Judges chose the gallery for its Landform landscape structure, designed by architect Charles Jencks.

Costing 380,000, the steeped serpentine-shaped water feature took two years to build.

At the London prize ceremony, judges' chairman Loyd Grossman called Landform "an inspirational, beautiful project" at an "already outstanding gallery".

"Landform has the potential to actually change people's ideas about what a museum does and can do," said Grossman.

Other judges for the award - the largest single arts prize in the UK - included broadcaster Joan Bakewell and Mark Bolland, the former deputy private secretary to the Prince of Wales.

Describing his design, American architect Mr Jencks said: "I pictured a contemporary equivalent of Seurat's La Grande Jatte - everything going on at once, amidst sun, water and city life. You could eat lunch, perhaps have a drink, chase kites..."
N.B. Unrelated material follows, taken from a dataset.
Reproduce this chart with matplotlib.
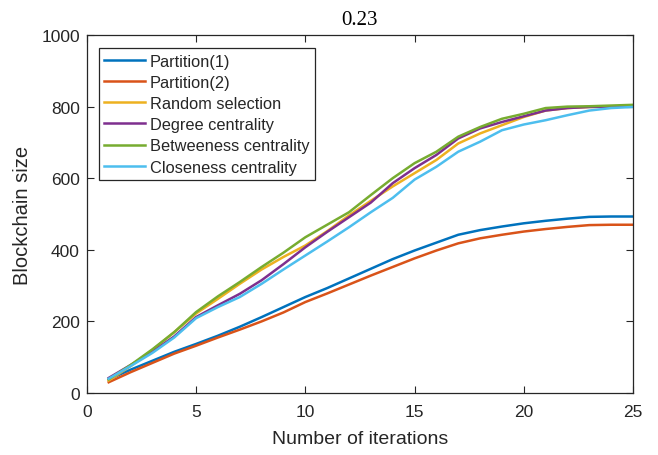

Three other museums around the UK had been shortlisted for the award: the Museum of Antiquities at the University of Newcastle-upon-Tyne for its Reticulum project; Pembrokeshire Museums Service for Varda, a travelling exhibition of Romany culture; and Norton Priory Museum and Gardens in Runcorn, Cheshire, for its Positive Partnerships programme.

The Gulbenkian Prize recognises inspiring and innovative initiatives that affect the public perception of museums and galleries.